Since their felling, the boards in THE RESERVE have been eased through the stages of preparation for use gently.
Now they have arrived. They’re ready to use, but we don’t let them sit gathering dust.
Once Hillgrove boards have been selected and put aside we spend time on them. We take away the weathered surface with a light plane and sand to expose the colour, grain and individual characteristics. In this way you can make your choice of board more easily.
But our ability to work on your boards doesn’t end there. We have a range of workshop processes that change the way your board looks and feels, from smooth planing, making straight edges to cutting at specified dimensions.
Read below about the different ways we can prepare your board…
ways to work your board
Each of the following workshop treatments is available to you when you choose a board from THE RESERVE.
Raw boards come straight from THE RESERVE, we give them minimal treatment so they’re essentially as they were when they were first sawn from the log except for a small amount of thickness and surface roughness that has been removed in the initial cleaning up process to allow them to present as clean, fairly flat boards.
As such they can be taken away and used immediately on trestles, or kitchen units or stacks of your favourite if you wish, or just stood against a wall as a piece of art or sculpture.
One of the most requested of the workshop processes is what we call ‘straight line edging’.
This is a straight line cut down the full length of board to remove either one or both of the waney edge, creating a straight edge.
This is useful if you need a flat back edge to fit a worktop against a wall or to join to boards back to back. To achieve a completely straight edged board the waney edge of both sides is taken away to give a rectangle rather than the irregular shapes of a natural, bark edged board. The straight line edger will do this.
It will also make a vertical cut down through the centre of the board to enable a flip to have both waney edges facing inwards as for a river table.
It’s worth noting that, like all the workshop machines, this process does not give a fine finish. The straight line edger has a big toothed circular blade and the result is still crude compared to that of a furniture maker. The cut it achieves is squared but is rough to the touch and would need some further treatment with a planer or sander.
Also, even thought we do our best, we cannot achieve parallel edges. We can do ‘roughly’ parallel but for a true geometric rectangle it really would take the work of a skilled furniture maker.
If your favourite board is too long for you to use or you want the ends of your board squared off rather than left natural we can achieve an approximate square-ness using our cross cut saw. The saw is a big toothed circular blade that sits on a long flat bed and can cut boards up to 600mm wide in the blink of an eye.
For boards wider then 600mm we need to work by hand ‘with a skillsaw or a chainsaw.
As you can imagine, none of these three methods can produce clean, accurately geometric results. Instead they can produce something approximately squared to a rustic level.
For a fine, square, smooth, touch-friendly finish we recommend using the services a furniture maker.
Planing is the process of shaving the face of the wood with exceedingly sharp blades to smoothen a rough, uneven surface.

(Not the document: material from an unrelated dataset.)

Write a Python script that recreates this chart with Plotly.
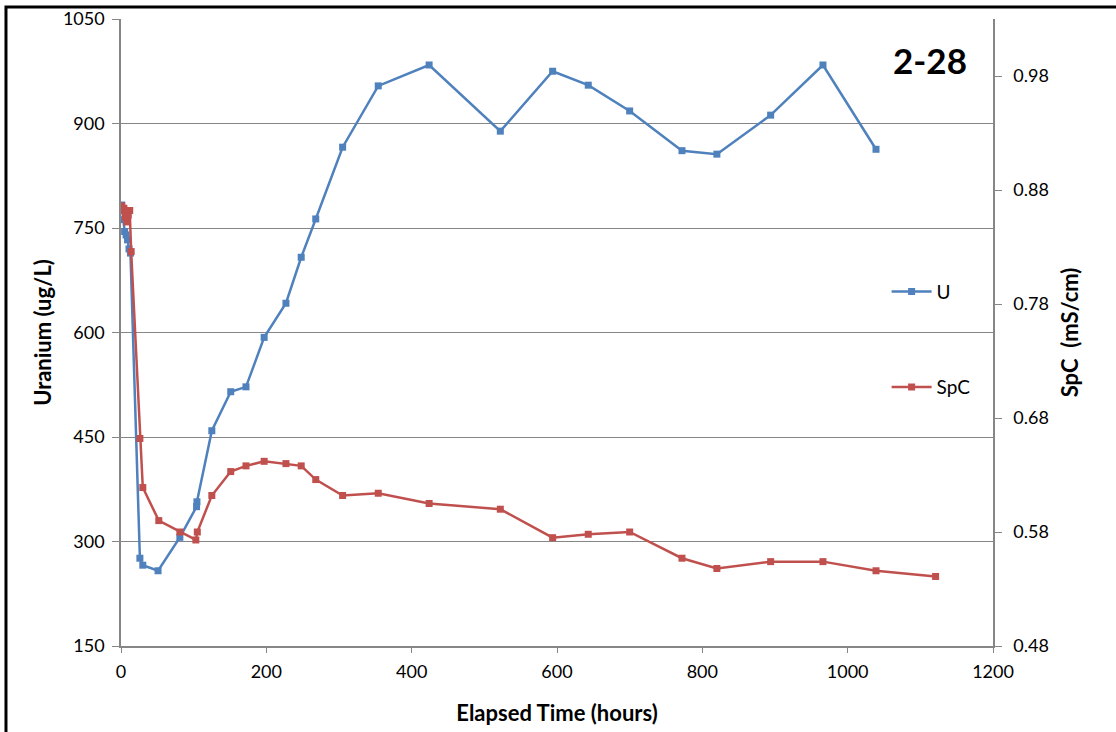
import plotly.graph_objects as go

# Uranium series (ug/L)
u_time = [1, 3, 5, 7, 9, 11, 13, 26, 30, 51, 81, 104, 104.5, 125, 151, 172, 197, 227, 248, 268,
          305, 354, 424, 522, 594, 643, 700, 772, 820, 894, 966, 1039]
u_vals = [783, 762, 745, 740, 733, 720, 714, 276, 266, 258, 306, 350, 357, 459, 515, 522, 593, 642, 708, 763,
          866, 954, 984, 889, 975, 955, 918, 861, 856, 912, 984, 863]

# Specific conductance series (mS/cm)
s_time = [1, 2, 4, 6, 8, 10, 12, 14, 26, 30, 52, 81, 103, 105, 125, 151, 172, 197, 227, 248, 268,
          305, 354, 424, 522, 594, 643, 700, 772, 820, 894, 966, 1039, 1121]
s_vals = [0.866, 0.862, 0.864, 0.856, 0.852, 0.858, 0.862, 0.826, 0.662, 0.619, 0.590, 0.580, 0.573, 0.580,
          0.612, 0.633, 0.638, 0.642, 0.640, 0.638, 0.626, 0.612, 0.614, 0.605, 0.600, 0.575, 0.578, 0.580,
          0.557, 0.548, 0.554, 0.554, 0.546, 0.541]

FONT = "Lato"
GRAY = "#868686"

fig = go.Figure()
fig.add_trace(go.Scatter(x=u_time, y=u_vals, name="U", mode="lines+markers",
                         line=dict(color="#4F81BD", width=2.5),
                         marker=dict(symbol="square", size=7, color="#4F81BD"),
                         legend="legend", showlegend=True))
fig.add_trace(go.Scatter(x=s_time, y=s_vals, name="SpC", mode="lines+markers", yaxis="y2",
                         line=dict(color="#C0504D", width=2.5),
                         marker=dict(symbol="square", size=7, color="#C0504D"),
                         legend="legend2", showlegend=True))

fig.update_layout(
    width=1116, height=732,
    showlegend=True,
    margin=dict(l=121, r=123, t=19, b=86, autoexpand=False),
    paper_bgcolor="white", plot_bgcolor="white",
    font=dict(family=FONT, size=18, color="black"),
    xaxis=dict(range=[0, 1200], dtick=200, tick0=0, showgrid=False, showline=True, automargin=False,
               linecolor=GRAY, linewidth=1.5, ticks="outside", ticklen=5, tickcolor=GRAY,
               zeroline=False, ticklabelstandoff=4,
               title=dict(text="<b>Elapsed Time (hours)</b>", font=dict(size=22), standoff=24)),
    yaxis=dict(range=[150, 1050], dtick=150, tick0=150, showgrid=True, gridcolor=GRAY, gridwidth=1,
               showline=True, linecolor=GRAY, linewidth=1.5, ticks="outside", ticklen=7, automargin=False,
               tickcolor=GRAY, zeroline=False, ticklabelstandoff=4,
               title=dict(text="<b>Uranium (ug/L)</b>", font=dict(size=22), standoff=5)),
    yaxis2=dict(range=[0.48, 1.03], dtick=0.1, tick0=0.48, tickformat=".2f", overlaying="y",
                side="right", showgrid=False, showline=True, linecolor=GRAY, linewidth=1.5,
                ticks="outside", ticklen=7, tickcolor=GRAY, zeroline=False, automargin=False,
                ticklabelstandoff=8,
                title=dict(text="<b>SpC  (mS/cm)</b>", font=dict(size=22), standoff=15)),
    legend=dict(x=0.878, y=0.565, xanchor="left", yanchor="middle", bgcolor="rgba(0,0,0,0)",
                font=dict(size=19), itemwidth=40),
    legend2=dict(x=0.878, y=0.413, xanchor="left", yanchor="middle", bgcolor="rgba(0,0,0,0)",
                 font=dict(size=19), itemwidth=40),
    annotations=[dict(text="<b>2-28</b>", x=0.928, y=0.9346, xref="paper", yref="paper",
                      xanchor="center", yanchor="middle",
                      showarrow=False, font=dict(size=35, family=FONT))],
    shapes=[dict(type="rect", xref="paper", yref="paper", x0=-0.1319, y0=-0.3, x1=1.5, y1=1.0191,
                 line=dict(color="black", width=3), fillcolor="rgba(0,0,0,0)", layer="above")],
)

fig.write_html("out.html", config={"displayModeBar": False},
               post_script="document.body.style.margin='0';")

We have a range of machines to do this including a wide board planer that for widths of up to 800mm wide (including natural edge) and up to 100mm thick. The plane works by shaving small increments of 1 or 2mm at a time, the board turning after each pass, alternating the faces, gradually taking away the thickness and eventually flattening the boards undulations and unevenness.
The result is flat, clean boards ready to use as table tops, desktops, worktops or more or for further working.
For boards wider than 800mm we would use the three head sander which can be used to the same effect as it’s first head of three is a 1600 blade planer quite capable of flattening the widest of boards.
Sometimes when you choose a board it doesn’t matter what thickness it is, you want it because you’ve fallen for it’s aesthetic qualities or provenance, however that particular board might not meet your dimensional requirements. When the board needs to fit into a new kitchen, with other joinery or with existing furniture then iit can be crucial that it is dimensionally accurate in thickness as well as width and length.
Our boards are milled at many different thicknesses, then they shrink a little bit as they dry and the surface becomes uneven as the different densities of grain contract at different rates.
Thicknessing is the process that makes the board you choose the exact thickness you need it to be. We use the planer to take off the excess thickness in 1 or 2 mm increments evenly on both faces.
It’s worth noting that we do not like to take more than 8-10mm off of either side of any board over 65mm thick because it can affect the stability of the wood. If you have a specific thickness you need the board to finish at it’s best to look for boards 10-20mm thicker so you have room for planing. e.g to finish at 40mm look at boards of around 50 – 60mm.
Sanding is the last workshop process before oiling or varnishing or lacquering.
We use a double head sander* to finish our boards which is ideal if you are using the board on a trestle or existing table frame. The board will be flat and clean and ready to oil.
If, however, your board is being worked into other furniture, is part of a commission or you’re not sure how you want to use it then the sanding is best left to the furniture maker to manage as close to the end of the project as possible.
* we have a sander the same one in the above video, which also has a 1600 blade planer head in addition to the two sanding heads.